Effective Isotropic Radiated Power (EIRP)

Effective Isotropic Radiated Power (EIRP) quantifies the total power radiated by a transmitting system in the direction of maximum antenna gain, assuming an ideal isotropic radiator. It combines the transmitter’s output power and the antenna’s directional gain to provide a standardized measure of radiated signal strength.

How EIRP Is Calculated

In linear terms:

EIRP = P_t x G_t

Where:

• P_t = Transmitter power (watts)

• G_t = Antenna gain (unitless, linear scale)

In decibel form (more common):
EIRP (dBm) = P_t (dBm) + G_t (dBi)

Including transmission losses:
EIRP (dBm) = P_t (dBm) − L_c (dB) + G_t (dBi)

Where:

• L_c = Cable and connector losses (in dB)

These equations are essential in wireless system planning, link budget analysis, and regulatory compliance.

Example: Wi-Fi Access Point

A Wi-Fi device with:

• Transmitter power: 100 mW (20 dBm)

• Antenna gain: 6 dBi

• Cable losses: 0 dB

Results in:
EIRP = 20 dBm + 6 dBi = 26 dBm
(≈ 400 mW radiated in the direction of peak antenna gain)

This illustrates how EIRP accounts for both the device's power output and antenna characteristics.

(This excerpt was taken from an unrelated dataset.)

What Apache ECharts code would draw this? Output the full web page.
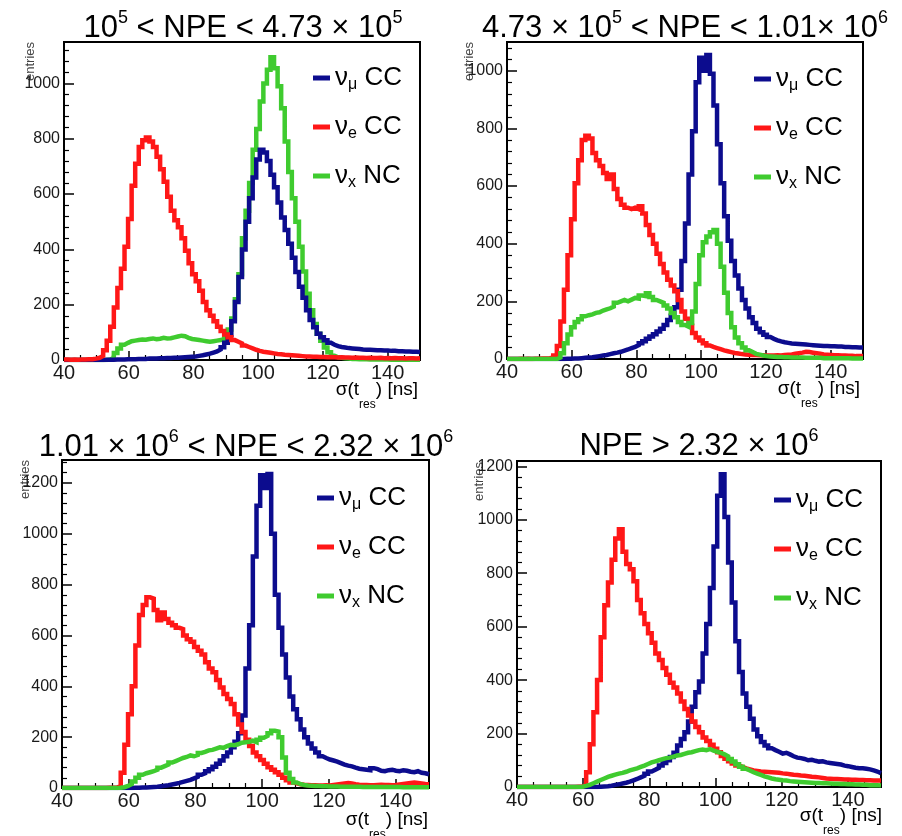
<!DOCTYPE html>
<html>
<head>
<meta charset="utf-8">
<script src="https://cdn.jsdelivr.net/npm/echarts@6/dist/echarts.min.js"></script>
<style>
  html, body { margin: 0; padding: 0; background: #ffffff; }
  #chart { width: 902px; height: 836px; }
</style>
</head>
<body>
<div id="chart"></div>
<script>
// Histogram binning of sigma(t_res): 100 bins between 40 and 150 ns
const nBins = 100;
const tLow = 40;
const tHigh = 150;
const binEdges = Array.from({ length: nBins + 1 }, (_, i) => +(tLow + i * (tHigh - tLow) / nBins).toFixed(2));

// Series names (nu_mu CC, nu_e CC, nu_x NC)
const seriesKeys = ['numu', 'nue', 'nux'];
const seriesNames = { numu: 'νμ CC', nue: 'νe CC', nux: 'νx NC' };
const legendText = {
  'νμ CC': '{n|ν}{s|μ}{n| CC}',
  'νe CC': '{n|ν}{s|e}{n| CC}',
  'νx NC': '{n|ν}{s|x}{n| NC}'
};

// Panel titles (NPE ranges)
const panelTitles = [
  '{n|10}{p|5}{n| < NPE < 4.73 × 10}{p|5}',
  '{n|4.73 × 10}{p|5}{n| < NPE < 1.01× 10}{p|6}',
  '{n|1.01 × 10}{p|6}{n| < NPE < 2.32 × 10}{p|6}',
  '{n|NPE > 2.32 × 10}{p|6}'
];

// Upper end of the entries axis in each panel
const yMaxima = [1150, 1100, 1290, 1220];

// ---- 10^5 < NPE < 4.73e5 ----
const p1Numu = [
  0,0,0,0,0,0,0,0,0,0,
  0,1,1,1,2,2,2,3,3,3,
  4,4,4,5,5,5,6,6,7,7,
  8,8,9,10,11,12,13,15,17,20,
  23,27,31,38,46,62,90,140,210,300,
  400,500,585,660,725,760,750,720,670,625,
  570,515,470,420,370,318,265,225,180,145,
  118,95,82,71,62,55,50,47,45,43,
  42,41,40,38,37,37,36,35,35,34,
  34,33,33,32,32,31,31,30,30,29
];
const p1Nue = [
  2,1,2,1,2,2,3,3,5,8,
  15,35,70,120,190,260,330,410,510,630,
  710,770,795,805,790,770,735,690,645,590,
  540,505,480,440,395,350,310,285,250,210,
  180,160,140,120,105,92,82,72,66,60,
  52,47,42,37,33,30,28,26,24,22,
  21,19,18,17,16,15,14,13,13,12,
  12,11,11,10,11,10,9,10,9,9,
  8,9,8,8,7,8,7,7,8,6,
  7,6,7,6,6,5,6,6,5,6
];
const p1Nux = [
  0,0,0,0,0,0,0,0,0,0,
  0,0,2,8,25,42,55,62,68,70,
  72,74,73,76,78,75,77,80,78,79,
  82,85,88,86,80,76,74,72,70,68,
  66,68,70,72,76,88,110,150,220,310,
  440,540,640,760,835,935,1000,1050,1095,1055,
  990,910,790,680,585,500,410,320,240,180,
  130,95,70,45,28,15,10,8,6,5,
  4,4,3,3,3,2,2,2,2,2,
  2,1,1,1,1,1,1,1,1,1
];

// ---- 4.73e5 < NPE < 1.01e6 ----
const p2Numu = [
  0,0,0,0,0,0,0,0,0,0,
  0,0,0,0,0,0,1,1,2,2,
  3,4,5,6,8,10,12,14,17,20,
  22,25,29,33,38,42,48,55,62,70,
  78,86,95,105,118,135,150,180,240,340,
  470,640,790,960,1045,1000,1055,990,880,745,
  610,495,410,340,290,245,205,175,145,125,
  105,93,84,76,70,65,61,58,56,54,
  53,52,51,50,49,48,47,46,45,45,
  44,44,43,43,42,42,41,41,40,40
];
const p2Nue = [
  0,0,0,1,0,1,0,1,1,2,
  2,3,5,12,45,130,240,360,485,610,
  690,760,775,765,715,690,670,645,625,640,
  590,555,535,525,520,525,520,530,505,465,
  430,400,365,330,300,275,255,235,205,165,
  140,115,90,75,64,55,47,42,38,34,
  30,27,24,21,19,17,16,15,14,14,
  13,13,12,12,12,13,12,14,15,16,
  18,20,22,25,24,22,20,18,16,15,
  14,13,13,12,12,11,11,10,10,10
];
const p2Nux = [
  0,0,0,0,0,0,0,0,0,0,
  0,0,0,0,5,20,55,85,110,128,
  138,148,152,155,160,162,168,172,176,182,
  195,200,205,200,206,212,210,220,218,228,
  215,205,200,195,186,175,160,145,128,118,
  112,125,165,260,360,405,425,440,448,400,
  320,230,160,110,75,55,40,30,24,18,
  15,12,10,9,8,7,7,6,6,5,
  5,5,5,4,4,4,4,4,3,3,
  3,3,3,3,3,3,2,2,2,2
];

// ---- 1.01e6 < NPE < 2.32e6 ----
const p3Numu = [
  0,0,0,0,0,0,0,0,0,0,
  0,0,0,0,0,0,0,0,0,1,
  1,2,2,3,4,5,7,9,11,14,
  17,20,24,28,32,38,44,52,58,66,
  74,84,95,108,125,140,160,182,215,285,
  470,640,910,1110,1230,1180,1235,1000,760,630,
  525,435,360,310,270,230,200,175,155,140,
  125,118,112,108,104,98,92,88,85,80,
  76,74,72,70,78,74,68,66,70,72,
  68,66,70,68,64,62,66,60,58,54
];
const p3Nue = [
  0,0,0,0,0,0,0,0,0,0,
  0,0,1,1,2,8,60,170,290,400,
  560,680,720,750,745,700,660,690,665,650,
  640,630,625,600,585,575,555,540,525,495,
  470,455,425,395,370,350,330,290,250,220,
  190,165,140,125,110,95,82,72,62,52,
  40,30,22,18,15,13,12,11,11,10,
  10,11,10,12,14,16,18,20,18,15,
  13,12,12,11,11,12,13,12,12,11,
  12,14,16,18,20,22,20,18,16,15
];
const p3Nux = [
  0,0,0,0,0,0,0,0,0,0,
  0,0,0,0,0,1,3,8,15,26,
  40,52,58,62,66,72,80,86,92,100,
  106,112,118,122,128,125,130,138,142,148,
  150,155,160,158,165,170,168,172,178,180,
  182,186,180,190,198,205,215,225,222,200,
  120,60,35,22,15,12,10,9,8,8,
  7,7,6,6,6,5,5,5,5,5,
  5,4,4,4,4,4,4,4,4,4,
  4,4,3,3,3,3,3,3,3,3
];

// ---- NPE > 2.32e6 ----
const p4Numu = [
  0,0,0,0,0,0,0,0,0,0,
  0,0,0,0,0,0,0,0,0,0,
  0,0,1,2,3,5,8,10,13,16,
  20,25,30,36,42,50,58,65,72,80,
  90,100,112,128,155,180,205,245,300,355,
  395,500,610,745,900,1090,1170,1010,840,690,
  545,430,350,300,255,215,190,168,155,145,
  138,132,125,128,122,115,110,108,105,100,
  102,98,95,96,92,90,88,86,84,80,
  78,75,72,70,70,68,66,62,58,52
];
const p4Nue = [
  0,0,0,0,0,0,0,0,0,0,
  0,0,0,0,0,0,1,2,8,55,
  160,280,400,560,680,765,850,930,965,880,
  835,815,770,700,650,610,575,540,500,475,
  445,420,390,372,350,320,292,268,245,225,
  205,185,172,158,143,130,116,106,96,88,
  80,75,70,66,62,60,58,57,56,55,
  54,53,51,50,48,46,45,43,42,40,
  38,37,36,34,32,31,30,30,29,28,
  28,27,27,26,26,25,25,24,24,24
];
const p4Nux = [
  0,0,0,0,0,0,0,0,0,0,
  0,0,0,0,0,0,0,1,4,8,
  14,20,26,32,38,42,46,50,53,57,
  62,66,70,75,80,86,92,96,100,104,
  108,110,114,118,120,124,128,130,134,138,
  140,138,142,136,132,128,122,115,105,95,
  85,76,68,62,55,50,45,40,36,32,
  29,27,25,24,22,21,20,19,18,17,
  16,15,15,14,14,13,12,12,11,11,
  10,10,9,9,8,8,7,7,7,6
];

const panelData = [
  { numu: p1Numu, nue: p1Nue, nux: p1Nux },
  { numu: p2Numu, nue: p2Nue, nux: p2Nux },
  { numu: p3Numu, nue: p3Nue, nux: p3Nux },
  { numu: p4Numu, nue: p4Nue, nux: p4Nux }
];

// ---------------- styling / layout ----------------
const FONT = '"Liberation Sans", Arial, Helvetica, sans-serif';
const colors = { numu: '#0c0c8e', nue: '#ff1717', nux: '#3fcb2f' };
// drawing order (last one on top)
const drawOrder = [
  ['nux', 'numu', 'nue'],
  ['numu', 'nue', 'nux'],
  ['numu', 'nue', 'nux'],
  ['numu', 'nue', 'nux']
];
const gridBoxes = [
  { left: 64, top: 42, width: 356, height: 318 },
  { left: 507, top: 42, width: 356, height: 317 },
  { left: 62, top: 460, width: 367, height: 328 },
  { left: 517, top: 461, width: 364, height: 326 }
];
const titlePos = [[243, 9], [685, 9], [246, 428], [699, 427]];
const legendPos = [[313, 65], [754, 66], [317, 485], [774, 487]];
const xTitlePos = [[418, 380], [860, 379], [428, 810], [882, 806]];
const entriesPos = [[30, 42], [469, 42], [25, 460], [479, 462]];

function histPoints(vals) {
  const pts = vals.map((v, i) => [binEdges[i], v]);
  pts.push([binEdges[nBins], vals[nBins - 1]]);
  return pts;
}

const grid = [], xAxis = [], yAxis = [], series = [], title = [], legend = [], graphic = [];

gridBoxes.forEach((box, k) => {
  grid.push(Object.assign({
    show: true, borderColor: '#000', borderWidth: 2,
    backgroundColor: 'transparent', containLabel: false, outerBoundsMode: 'none'
  }, box));

  xAxis.push({
    type: 'value', gridIndex: k, min: tLow, max: tHigh, interval: 20,
    axisLine: { show: true, onZero: false, lineStyle: { color: '#000', width: 2 } },
    axisTick: { show: true, inside: true, length: 9, lineStyle: { color: '#000', width: 1.5 } },
    minorTick: { show: true, splitNumber: 4, length: 5, lineStyle: { color: '#000', width: 1.2 } },
    splitLine: { show: false }, minorSplitLine: { show: false },
    axisLabel: {
      fontSize: 20, fontFamily: FONT, color: '#1a1a1a', margin: 3,
      showMaxLabel: false, hideOverlap: false, formatter: v => String(v)
    }
  });

  yAxis.push({
    type: 'value', gridIndex: k, min: 0, max: yMaxima[k], interval: 200,
    axisLine: { show: true, onZero: false, lineStyle: { color: '#000', width: 2 } },
    axisTick: { show: true, inside: true, length: 10, lineStyle: { color: '#000', width: 1.5 } },
    minorTick: { show: true, splitNumber: 5, length: 5, lineStyle: { color: '#000', width: 1.2 } },
    splitLine: { show: false }, minorSplitLine: { show: false },
    axisLabel: {
      fontSize: 16, fontFamily: FONT, color: '#1a1a1a', margin: 4,
      showMaxLabel: false, hideOverlap: false, formatter: v => String(v)
    }
  });

  drawOrder[k].forEach(key => {
    series.push({
      type: 'line', name: seriesNames[key], xAxisIndex: k, yAxisIndex: k,
      step: 'end', symbol: 'none', showSymbol: false,
      data: histPoints(panelData[k][key]),
      lineStyle: { color: colors[key], width: 4.5, join: 'miter' },
      itemStyle: { color: colors[key] },
      emphasis: { disabled: true },
      animation: false
    });
  });

  title.push({
    text: panelTitles[k], left: titlePos[k][0], top: titlePos[k][1], textAlign: 'center', padding: 0,
    textStyle: {
      fontWeight: 'normal', fontFamily: FONT, color: '#000',
      rich: {
        n: { fontSize: 31, lineHeight: 38, fontFamily: FONT, fontWeight: 'normal', color: '#000' },
        p: { fontSize: 18, lineHeight: 18, fontFamily: FONT, fontWeight: 'normal', color: '#000', verticalAlign: 'top' }
      }
    }
  });

  legend.push({
    show: true, orient: 'vertical', left: legendPos[k][0], top: legendPos[k][1], padding: 0,
    icon: 'rect', itemWidth: 17, itemHeight: 5, itemGap: 21, selectedMode: false,
    data: seriesKeys.map(key => seriesNames[key]),
    formatter: name => legendText[name],
    textStyle: {
      rich: {
        n: { fontSize: 26, lineHeight: 30, fontFamily: FONT, color: '#000' },
        s: { fontSize: 16, lineHeight: 16, fontFamily: FONT, color: '#000', verticalAlign: 'bottom' }
      }
    }
  });

  // x-axis title sigma(t_res) [ns]
  graphic.push({
    type: 'text', x: xTitlePos[k][0], y: xTitlePos[k][1], silent: true,
    style: {
      text: '{a|σ(t}{s|res}{a|) [ns]}',
      align: 'right', verticalAlign: 'top',
      rich: {
        a: { fontSize: 19, lineHeight: 24, fontFamily: FONT, fill: '#000', verticalAlign: 'top' },
        s: { fontSize: 12, lineHeight: 12, fontFamily: FONT, fill: '#000', verticalAlign: 'top', padding: [19, 0, 0, 0] }
      }
    }
  });

  // y-axis title "entries"
  graphic.push({
    type: 'text', x: entriesPos[k][0], y: entriesPos[k][1], rotation: Math.PI / 2, silent: true,
    style: { text: 'entries', fontSize: 13, fontFamily: FONT, fill: '#444', align: 'right', verticalAlign: 'middle' }
  });
});

const chart = echarts.init(document.getElementById('chart'), null, { renderer: 'canvas' });
chart.setOption({
  backgroundColor: '#ffffff',
  animation: false,
  title, legend, grid, xAxis, yAxis, series, graphic
});
</script>
</body>
</html>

Regulatory Relevance and Applications

EIRP limits are defined by regulatory bodies such as:

• FCC (U.S.): e.g., Part 15.247 for unlicensed bands

• ETSI (Europe): e.g., EN 300 328 for the 2.4 GHz band

These limits help manage interference and ensure fair spectrum usage. Regulatory compliance testing verifies that EIRP stays within permissible boundaries for a given frequency band and application.

While EIRP is the standard reference in many applications, the FCC also uses ERP as the regulatory reference in certain domains such as broadcasting or cellular services under Part 22. Therefore, converting between EIRP and ERP may be necessary when preparing documentation for international market approval.

EIRP is used in:

• Wireless LANs and cellular networks

• Satellite and microwave communication systems

• Broadcasting and point-to-point radio links

It is also central to link budget calculations, coverage planning, and antenna system design.